-- START OF DATA EXCERPTS --

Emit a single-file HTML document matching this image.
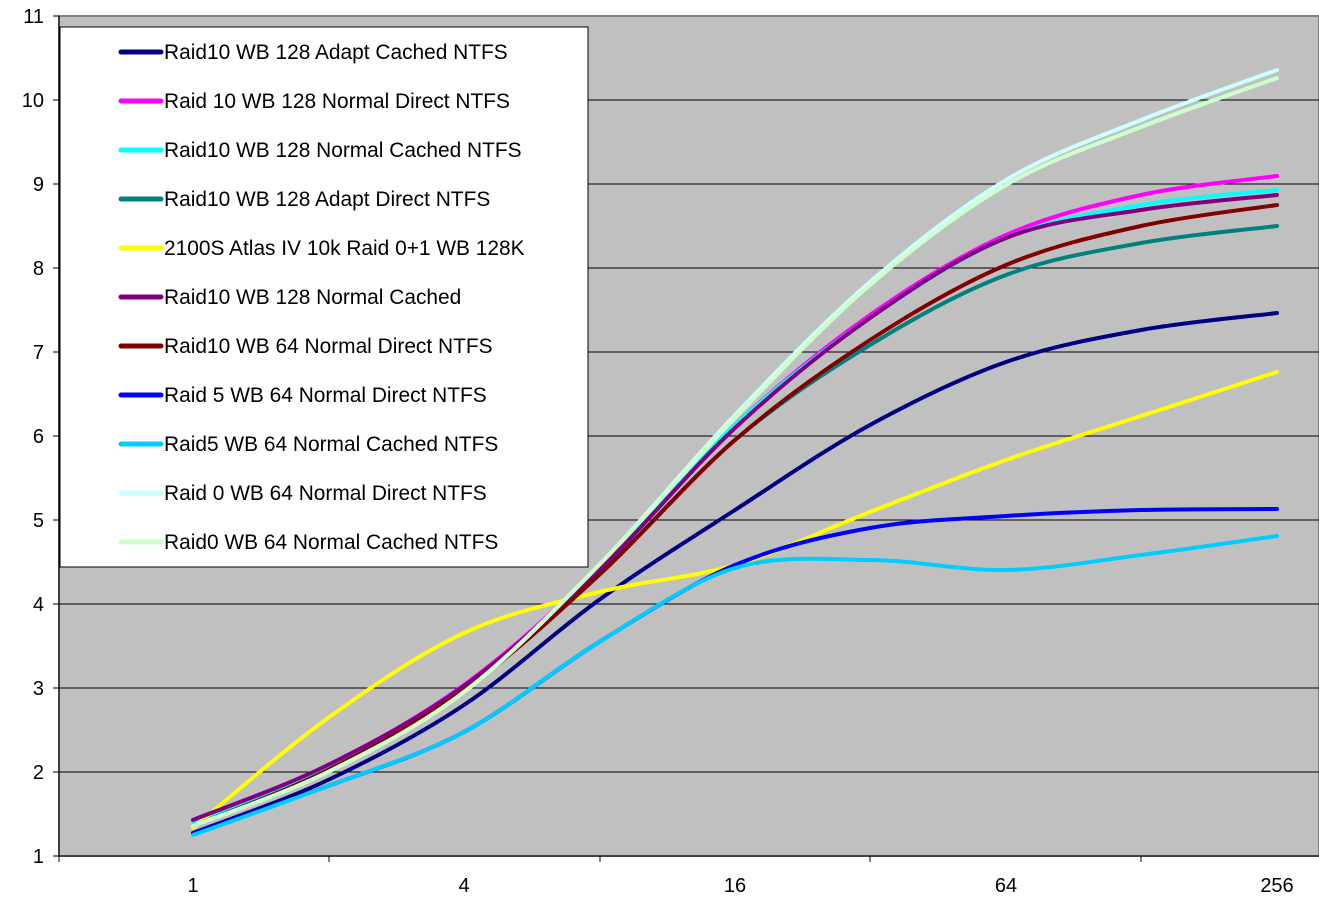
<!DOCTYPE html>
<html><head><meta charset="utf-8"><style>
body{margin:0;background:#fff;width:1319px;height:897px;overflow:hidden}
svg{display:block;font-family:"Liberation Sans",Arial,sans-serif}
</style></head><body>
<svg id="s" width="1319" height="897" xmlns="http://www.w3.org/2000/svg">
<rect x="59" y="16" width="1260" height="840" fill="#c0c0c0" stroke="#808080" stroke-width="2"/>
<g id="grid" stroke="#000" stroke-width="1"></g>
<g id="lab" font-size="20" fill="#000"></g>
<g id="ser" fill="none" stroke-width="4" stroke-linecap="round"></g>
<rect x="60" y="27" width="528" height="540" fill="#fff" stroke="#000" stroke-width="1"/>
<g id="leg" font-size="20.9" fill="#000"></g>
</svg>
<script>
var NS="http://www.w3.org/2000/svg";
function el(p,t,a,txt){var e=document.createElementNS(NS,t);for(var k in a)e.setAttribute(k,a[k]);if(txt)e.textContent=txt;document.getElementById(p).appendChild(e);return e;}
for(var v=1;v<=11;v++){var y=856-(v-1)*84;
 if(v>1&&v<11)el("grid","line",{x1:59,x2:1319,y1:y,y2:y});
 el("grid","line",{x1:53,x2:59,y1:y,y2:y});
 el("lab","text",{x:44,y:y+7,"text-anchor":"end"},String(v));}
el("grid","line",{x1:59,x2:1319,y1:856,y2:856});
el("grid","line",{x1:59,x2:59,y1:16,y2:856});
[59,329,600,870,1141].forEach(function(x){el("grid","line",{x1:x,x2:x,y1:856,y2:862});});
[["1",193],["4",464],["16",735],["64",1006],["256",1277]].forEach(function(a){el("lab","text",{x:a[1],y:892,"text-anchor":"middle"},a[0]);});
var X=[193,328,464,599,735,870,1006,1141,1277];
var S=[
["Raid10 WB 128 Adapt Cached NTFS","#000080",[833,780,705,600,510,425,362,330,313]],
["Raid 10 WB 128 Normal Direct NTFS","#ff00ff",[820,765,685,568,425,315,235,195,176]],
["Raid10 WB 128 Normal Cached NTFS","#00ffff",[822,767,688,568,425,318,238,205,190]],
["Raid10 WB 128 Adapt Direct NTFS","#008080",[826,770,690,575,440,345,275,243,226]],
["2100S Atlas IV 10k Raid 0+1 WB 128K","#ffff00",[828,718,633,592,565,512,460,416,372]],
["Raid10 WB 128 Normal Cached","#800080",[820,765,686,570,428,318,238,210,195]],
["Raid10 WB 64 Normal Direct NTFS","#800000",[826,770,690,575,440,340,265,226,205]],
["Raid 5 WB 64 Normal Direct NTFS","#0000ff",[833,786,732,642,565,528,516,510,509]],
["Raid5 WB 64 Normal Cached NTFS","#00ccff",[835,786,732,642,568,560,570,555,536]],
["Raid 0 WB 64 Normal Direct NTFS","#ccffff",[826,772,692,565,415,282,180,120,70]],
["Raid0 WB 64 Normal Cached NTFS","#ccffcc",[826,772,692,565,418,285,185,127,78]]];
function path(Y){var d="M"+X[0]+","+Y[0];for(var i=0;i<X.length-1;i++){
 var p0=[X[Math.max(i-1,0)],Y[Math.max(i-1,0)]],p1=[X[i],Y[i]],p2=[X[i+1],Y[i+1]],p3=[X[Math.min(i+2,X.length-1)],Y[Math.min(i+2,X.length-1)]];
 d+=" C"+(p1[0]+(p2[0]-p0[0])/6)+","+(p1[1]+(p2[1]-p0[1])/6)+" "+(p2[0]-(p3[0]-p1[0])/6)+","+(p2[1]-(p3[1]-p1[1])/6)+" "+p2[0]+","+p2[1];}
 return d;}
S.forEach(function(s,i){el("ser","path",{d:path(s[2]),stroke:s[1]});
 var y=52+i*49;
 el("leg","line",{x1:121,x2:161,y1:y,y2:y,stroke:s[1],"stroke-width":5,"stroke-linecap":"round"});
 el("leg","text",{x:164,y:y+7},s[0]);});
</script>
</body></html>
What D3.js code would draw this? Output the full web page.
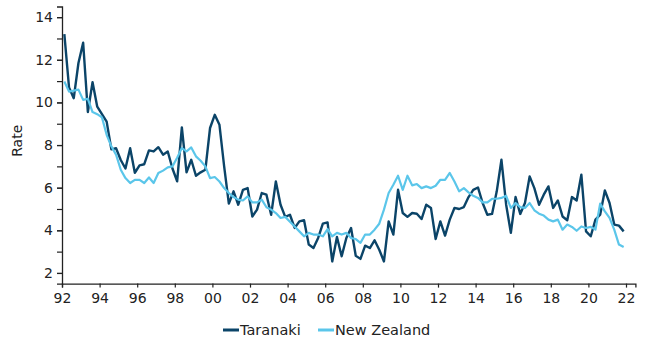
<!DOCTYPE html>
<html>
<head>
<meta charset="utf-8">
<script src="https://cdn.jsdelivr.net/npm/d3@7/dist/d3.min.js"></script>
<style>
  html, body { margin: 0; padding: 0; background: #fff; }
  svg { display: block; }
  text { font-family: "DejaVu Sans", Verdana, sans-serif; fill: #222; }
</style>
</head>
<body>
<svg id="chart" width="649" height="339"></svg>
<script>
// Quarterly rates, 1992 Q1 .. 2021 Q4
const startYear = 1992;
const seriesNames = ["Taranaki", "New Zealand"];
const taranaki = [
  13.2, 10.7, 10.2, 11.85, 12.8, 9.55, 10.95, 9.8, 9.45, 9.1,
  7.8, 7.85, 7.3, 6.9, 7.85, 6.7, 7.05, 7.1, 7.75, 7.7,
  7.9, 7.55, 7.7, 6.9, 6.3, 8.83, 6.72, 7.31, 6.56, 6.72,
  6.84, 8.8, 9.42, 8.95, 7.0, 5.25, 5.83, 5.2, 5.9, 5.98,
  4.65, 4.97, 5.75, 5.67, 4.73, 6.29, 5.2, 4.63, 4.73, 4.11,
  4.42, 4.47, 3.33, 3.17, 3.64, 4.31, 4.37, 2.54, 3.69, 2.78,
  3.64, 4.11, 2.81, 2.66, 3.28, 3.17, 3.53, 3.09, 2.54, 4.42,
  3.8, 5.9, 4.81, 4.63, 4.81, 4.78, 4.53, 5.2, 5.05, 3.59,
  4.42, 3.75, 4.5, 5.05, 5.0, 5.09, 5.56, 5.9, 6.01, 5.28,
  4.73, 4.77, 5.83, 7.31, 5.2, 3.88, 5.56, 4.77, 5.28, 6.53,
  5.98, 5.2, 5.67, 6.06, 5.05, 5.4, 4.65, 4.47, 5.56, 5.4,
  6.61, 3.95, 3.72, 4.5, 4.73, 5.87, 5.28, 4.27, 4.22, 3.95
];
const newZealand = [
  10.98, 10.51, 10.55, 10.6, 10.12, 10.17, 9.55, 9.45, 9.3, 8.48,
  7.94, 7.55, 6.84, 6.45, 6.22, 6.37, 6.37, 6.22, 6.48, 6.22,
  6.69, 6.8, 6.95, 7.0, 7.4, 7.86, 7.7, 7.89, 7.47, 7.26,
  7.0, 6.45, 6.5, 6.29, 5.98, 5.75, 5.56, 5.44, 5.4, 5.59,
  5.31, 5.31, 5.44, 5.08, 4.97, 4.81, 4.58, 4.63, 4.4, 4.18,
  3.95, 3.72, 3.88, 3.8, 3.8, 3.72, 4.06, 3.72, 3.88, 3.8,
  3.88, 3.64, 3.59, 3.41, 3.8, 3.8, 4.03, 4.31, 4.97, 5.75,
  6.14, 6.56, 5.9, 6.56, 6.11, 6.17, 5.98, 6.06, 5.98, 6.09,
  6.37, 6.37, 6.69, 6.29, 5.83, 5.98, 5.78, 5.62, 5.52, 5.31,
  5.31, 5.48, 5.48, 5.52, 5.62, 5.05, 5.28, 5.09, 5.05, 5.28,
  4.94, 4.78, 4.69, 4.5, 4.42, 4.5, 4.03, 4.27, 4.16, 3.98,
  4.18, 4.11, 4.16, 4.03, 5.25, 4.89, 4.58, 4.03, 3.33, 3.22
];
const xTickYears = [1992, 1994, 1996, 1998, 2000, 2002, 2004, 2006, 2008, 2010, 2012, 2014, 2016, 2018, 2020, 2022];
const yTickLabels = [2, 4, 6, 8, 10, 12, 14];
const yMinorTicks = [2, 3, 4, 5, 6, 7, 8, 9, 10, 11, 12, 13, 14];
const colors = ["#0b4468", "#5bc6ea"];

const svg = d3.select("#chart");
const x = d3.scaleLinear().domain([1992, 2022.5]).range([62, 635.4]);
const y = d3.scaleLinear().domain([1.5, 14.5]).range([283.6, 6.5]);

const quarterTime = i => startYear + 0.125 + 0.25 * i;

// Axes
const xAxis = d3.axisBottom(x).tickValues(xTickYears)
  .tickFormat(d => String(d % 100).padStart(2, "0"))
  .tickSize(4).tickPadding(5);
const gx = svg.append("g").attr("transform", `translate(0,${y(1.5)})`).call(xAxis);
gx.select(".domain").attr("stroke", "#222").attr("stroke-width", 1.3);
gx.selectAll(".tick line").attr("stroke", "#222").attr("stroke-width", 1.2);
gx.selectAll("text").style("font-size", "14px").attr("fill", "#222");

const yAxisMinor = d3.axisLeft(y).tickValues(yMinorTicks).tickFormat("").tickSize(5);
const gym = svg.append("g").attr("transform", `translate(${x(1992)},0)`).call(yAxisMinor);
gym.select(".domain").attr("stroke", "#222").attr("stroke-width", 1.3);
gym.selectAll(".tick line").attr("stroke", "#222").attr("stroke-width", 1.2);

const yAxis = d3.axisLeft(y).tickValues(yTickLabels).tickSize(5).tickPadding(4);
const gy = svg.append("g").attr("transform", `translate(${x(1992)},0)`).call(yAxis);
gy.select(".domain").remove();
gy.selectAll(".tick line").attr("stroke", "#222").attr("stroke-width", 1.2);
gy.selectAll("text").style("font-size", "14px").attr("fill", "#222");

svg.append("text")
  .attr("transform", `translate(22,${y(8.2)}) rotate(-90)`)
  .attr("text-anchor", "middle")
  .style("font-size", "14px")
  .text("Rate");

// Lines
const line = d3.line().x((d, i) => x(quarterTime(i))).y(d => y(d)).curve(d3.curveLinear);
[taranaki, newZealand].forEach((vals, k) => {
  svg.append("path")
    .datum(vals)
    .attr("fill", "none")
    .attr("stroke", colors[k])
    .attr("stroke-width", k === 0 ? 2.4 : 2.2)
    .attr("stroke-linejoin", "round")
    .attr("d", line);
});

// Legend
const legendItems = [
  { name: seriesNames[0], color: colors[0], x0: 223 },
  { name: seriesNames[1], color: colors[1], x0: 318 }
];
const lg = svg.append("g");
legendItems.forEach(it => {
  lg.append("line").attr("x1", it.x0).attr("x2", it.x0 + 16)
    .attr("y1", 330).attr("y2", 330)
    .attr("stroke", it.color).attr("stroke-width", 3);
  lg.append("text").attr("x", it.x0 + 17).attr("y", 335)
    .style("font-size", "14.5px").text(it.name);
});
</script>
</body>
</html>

-- END OF DATA EXCERPTS --

[WHAT IS ASKED] Which lines hold the string "document"? List them all.

[EXERCISE ANSWER]
Emit a single-file HTML document matching this image.
function el(p,t,a,txt){var e=document.createElementNS(NS,t);for(var k in a)e.setAttribute(k,a[k]);if(txt)e.textContent=txt;document.getElementById(p).appendChild(e);return e;}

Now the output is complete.